___ Information shown
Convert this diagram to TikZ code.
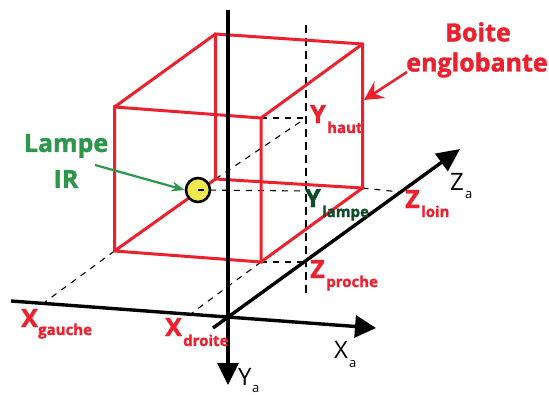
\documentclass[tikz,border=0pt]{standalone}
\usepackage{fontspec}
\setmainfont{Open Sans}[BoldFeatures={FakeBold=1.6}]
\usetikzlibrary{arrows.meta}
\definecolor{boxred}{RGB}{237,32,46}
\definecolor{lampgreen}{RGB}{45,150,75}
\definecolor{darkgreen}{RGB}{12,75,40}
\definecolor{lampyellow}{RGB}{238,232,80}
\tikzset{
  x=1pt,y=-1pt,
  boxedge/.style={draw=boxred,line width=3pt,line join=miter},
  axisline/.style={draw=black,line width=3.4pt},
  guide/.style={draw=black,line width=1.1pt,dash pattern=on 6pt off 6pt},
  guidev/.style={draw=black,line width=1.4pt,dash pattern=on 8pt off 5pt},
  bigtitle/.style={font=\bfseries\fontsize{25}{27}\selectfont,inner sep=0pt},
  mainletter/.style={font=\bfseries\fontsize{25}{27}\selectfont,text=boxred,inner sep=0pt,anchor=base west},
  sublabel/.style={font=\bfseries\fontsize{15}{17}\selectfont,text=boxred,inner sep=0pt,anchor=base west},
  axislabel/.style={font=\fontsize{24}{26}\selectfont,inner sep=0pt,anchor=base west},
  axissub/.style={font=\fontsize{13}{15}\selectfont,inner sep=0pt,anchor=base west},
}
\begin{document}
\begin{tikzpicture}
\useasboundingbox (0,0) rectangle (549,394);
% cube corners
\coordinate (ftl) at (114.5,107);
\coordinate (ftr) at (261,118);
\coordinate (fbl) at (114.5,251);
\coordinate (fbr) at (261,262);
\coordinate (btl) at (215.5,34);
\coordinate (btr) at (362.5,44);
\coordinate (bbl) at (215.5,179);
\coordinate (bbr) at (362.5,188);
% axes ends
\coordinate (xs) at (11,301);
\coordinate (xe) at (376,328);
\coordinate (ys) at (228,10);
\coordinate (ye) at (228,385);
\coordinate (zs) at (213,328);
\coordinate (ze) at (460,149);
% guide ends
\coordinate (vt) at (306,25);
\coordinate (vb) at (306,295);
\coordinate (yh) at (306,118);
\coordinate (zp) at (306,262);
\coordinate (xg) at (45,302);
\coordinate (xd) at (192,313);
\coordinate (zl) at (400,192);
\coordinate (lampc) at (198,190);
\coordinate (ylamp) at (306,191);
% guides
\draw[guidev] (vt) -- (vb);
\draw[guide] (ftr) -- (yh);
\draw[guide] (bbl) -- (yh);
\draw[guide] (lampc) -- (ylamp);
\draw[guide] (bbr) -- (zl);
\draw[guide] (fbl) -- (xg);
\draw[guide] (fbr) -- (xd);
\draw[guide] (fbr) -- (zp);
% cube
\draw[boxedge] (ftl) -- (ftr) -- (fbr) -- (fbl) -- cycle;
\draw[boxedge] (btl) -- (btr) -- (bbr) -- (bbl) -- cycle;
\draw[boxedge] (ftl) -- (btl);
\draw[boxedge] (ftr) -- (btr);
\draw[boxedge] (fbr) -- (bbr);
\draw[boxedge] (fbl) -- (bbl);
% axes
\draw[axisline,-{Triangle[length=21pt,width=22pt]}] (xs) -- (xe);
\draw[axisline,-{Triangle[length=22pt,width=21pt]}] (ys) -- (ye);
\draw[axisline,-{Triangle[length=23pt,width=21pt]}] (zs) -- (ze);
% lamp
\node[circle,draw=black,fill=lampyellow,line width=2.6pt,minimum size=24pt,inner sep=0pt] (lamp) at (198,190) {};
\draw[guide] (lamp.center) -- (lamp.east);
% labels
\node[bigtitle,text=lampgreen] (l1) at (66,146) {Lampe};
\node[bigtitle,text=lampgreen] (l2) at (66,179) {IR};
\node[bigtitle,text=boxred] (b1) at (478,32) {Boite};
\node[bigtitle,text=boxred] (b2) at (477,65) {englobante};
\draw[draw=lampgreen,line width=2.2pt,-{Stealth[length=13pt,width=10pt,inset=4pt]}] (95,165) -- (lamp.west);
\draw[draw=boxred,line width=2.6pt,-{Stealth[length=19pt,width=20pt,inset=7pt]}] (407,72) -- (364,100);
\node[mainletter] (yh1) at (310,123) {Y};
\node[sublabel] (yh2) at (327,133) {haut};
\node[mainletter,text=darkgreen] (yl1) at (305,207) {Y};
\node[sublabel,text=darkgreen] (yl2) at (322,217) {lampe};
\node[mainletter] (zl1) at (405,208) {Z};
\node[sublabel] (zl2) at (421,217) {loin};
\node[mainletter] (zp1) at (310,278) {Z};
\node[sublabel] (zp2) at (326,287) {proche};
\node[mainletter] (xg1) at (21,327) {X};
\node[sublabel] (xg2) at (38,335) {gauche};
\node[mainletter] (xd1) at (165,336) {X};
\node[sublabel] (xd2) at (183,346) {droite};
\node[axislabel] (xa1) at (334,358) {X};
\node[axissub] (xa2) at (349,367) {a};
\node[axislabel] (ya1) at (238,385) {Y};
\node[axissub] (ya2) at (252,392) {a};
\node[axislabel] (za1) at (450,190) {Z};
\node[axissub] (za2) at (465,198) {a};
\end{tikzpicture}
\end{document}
______
:: Task to complete ::
Return each line of the data, keeping its wording exact and omitting pictures.

:: Exercise output ::
Convert this diagram to TikZ code.
\documentclass[tikz,border=0pt]{standalone}
\usepackage{fontspec}
\setmainfont{Open Sans}[BoldFeatures={FakeBold=1.6}]
\usetikzlibrary{arrows.meta}
\definecolor{boxred}{RGB}{237,32,46}
\definecolor{lampgreen}{RGB}{45,150,75}
\definecolor{darkgreen}{RGB}{12,75,40}
\definecolor{lampyellow}{RGB}{238,232,80}
\tikzset{
  x=1pt,y=-1pt,
  boxedge/.style={draw=boxred,line width=3pt,line join=miter},
  axisline/.style={draw=black,line width=3.4pt},
  guide/.style={draw=black,line width=1.1pt,dash pattern=on 6pt off 6pt},
  guidev/.style={draw=black,line width=1.4pt,dash pattern=on 8pt off 5pt},
  bigtitle/.style={font=\bfseries\fontsize{25}{27}\selectfont,inner sep=0pt},
  mainletter/.style={font=\bfseries\fontsize{25}{27}\selectfont,text=boxred,inner sep=0pt,anchor=base west},
  sublabel/.style={font=\bfseries\fontsize{15}{17}\selectfont,text=boxred,inner sep=0pt,anchor=base west},
  axislabel/.style={font=\fontsize{24}{26}\selectfont,inner sep=0pt,anchor=base west},
  axissub/.style={font=\fontsize{13}{15}\selectfont,inner sep=0pt,anchor=base west},
}
\begin{document}
\begin{tikzpicture}
\useasboundingbox (0,0) rectangle (549,394);
% cube corners
\coordinate (ftl) at (114.5,107);
\coordinate (ftr) at (261,118);
\coordinate (fbl) at (114.5,251);
\coordinate (fbr) at (261,262);
\coordinate (btl) at (215.5,34);
\coordinate (btr) at (362.5,44);
\coordinate (bbl) at (215.5,179);
\coordinate (bbr) at (362.5,188);
% axes ends
\coordinate (xs) at (11,301);
\coordinate (xe) at (376,328);
\coordinate (ys) at (228,10);
\coordinate (ye) at (228,385);
\coordinate (zs) at (213,328);
\coordinate (ze) at (460,149);
% guide ends
\coordinate (vt) at (306,25);
\coordinate (vb) at (306,295);
\coordinate (yh) at (306,118);
\coordinate (zp) at (306,262);
\coordinate (xg) at (45,302);
\coordinate (xd) at (192,313);
\coordinate (zl) at (400,192);
\coordinate (lampc) at (198,190);
\coordinate (ylamp) at (306,191);
% guides
\draw[guidev] (vt) -- (vb);
\draw[guide] (ftr) -- (yh);
\draw[guide] (bbl) -- (yh);
\draw[guide] (lampc) -- (ylamp);
\draw[guide] (bbr) -- (zl);
\draw[guide] (fbl) -- (xg);
\draw[guide] (fbr) -- (xd);
\draw[guide] (fbr) -- (zp);
% cube
\draw[boxedge] (ftl) -- (ftr) -- (fbr) -- (fbl) -- cycle;
\draw[boxedge] (btl) -- (btr) -- (bbr) -- (bbl) -- cycle;
\draw[boxedge] (ftl) -- (btl);
\draw[boxedge] (ftr) -- (btr);
\draw[boxedge] (fbr) -- (bbr);
\draw[boxedge] (fbl) -- (bbl);
% axes
\draw[axisline,-{Triangle[length=21pt,width=22pt]}] (xs) -- (xe);
\draw[axisline,-{Triangle[length=22pt,width=21pt]}] (ys) -- (ye);
\draw[axisline,-{Triangle[length=23pt,width=21pt]}] (zs) -- (ze);
% lamp
\node[circle,draw=black,fill=lampyellow,line width=2.6pt,minimum size=24pt,inner sep=0pt] (lamp) at (198,190) {};
\draw[guide] (lamp.center) -- (lamp.east);
% labels
\node[bigtitle,text=lampgreen] (l1) at (66,146) {Lampe};
\node[bigtitle,text=lampgreen] (l2) at (66,179) {IR};
\node[bigtitle,text=boxred] (b1) at (478,32) {Boite};
\node[bigtitle,text=boxred] (b2) at (477,65) {englobante};
\draw[draw=lampgreen,line width=2.2pt,-{Stealth[length=13pt,width=10pt,inset=4pt]}] (95,165) -- (lamp.west);
\draw[draw=boxred,line width=2.6pt,-{Stealth[length=19pt,width=20pt,inset=7pt]}] (407,72) -- (364,100);
\node[mainletter] (yh1) at (310,123) {Y};
\node[sublabel] (yh2) at (327,133) {haut};
\node[mainletter,text=darkgreen] (yl1) at (305,207) {Y};
\node[sublabel,text=darkgreen] (yl2) at (322,217) {lampe};
\node[mainletter] (zl1) at (405,208) {Z};
\node[sublabel] (zl2) at (421,217) {loin};
\node[mainletter] (zp1) at (310,278) {Z};
\node[sublabel] (zp2) at (326,287) {proche};
\node[mainletter] (xg1) at (21,327) {X};
\node[sublabel] (xg2) at (38,335) {gauche};
\node[mainletter] (xd1) at (165,336) {X};
\node[sublabel] (xd2) at (183,346) {droite};
\node[axislabel] (xa1) at (334,358) {X};
\node[axissub] (xa2) at (349,367) {a};
\node[axislabel] (ya1) at (238,385) {Y};
\node[axissub] (ya2) at (252,392) {a};
\node[axislabel] (za1) at (450,190) {Z};
\node[axissub] (za2) at (465,198) {a};
\end{tikzpicture}
\end{document}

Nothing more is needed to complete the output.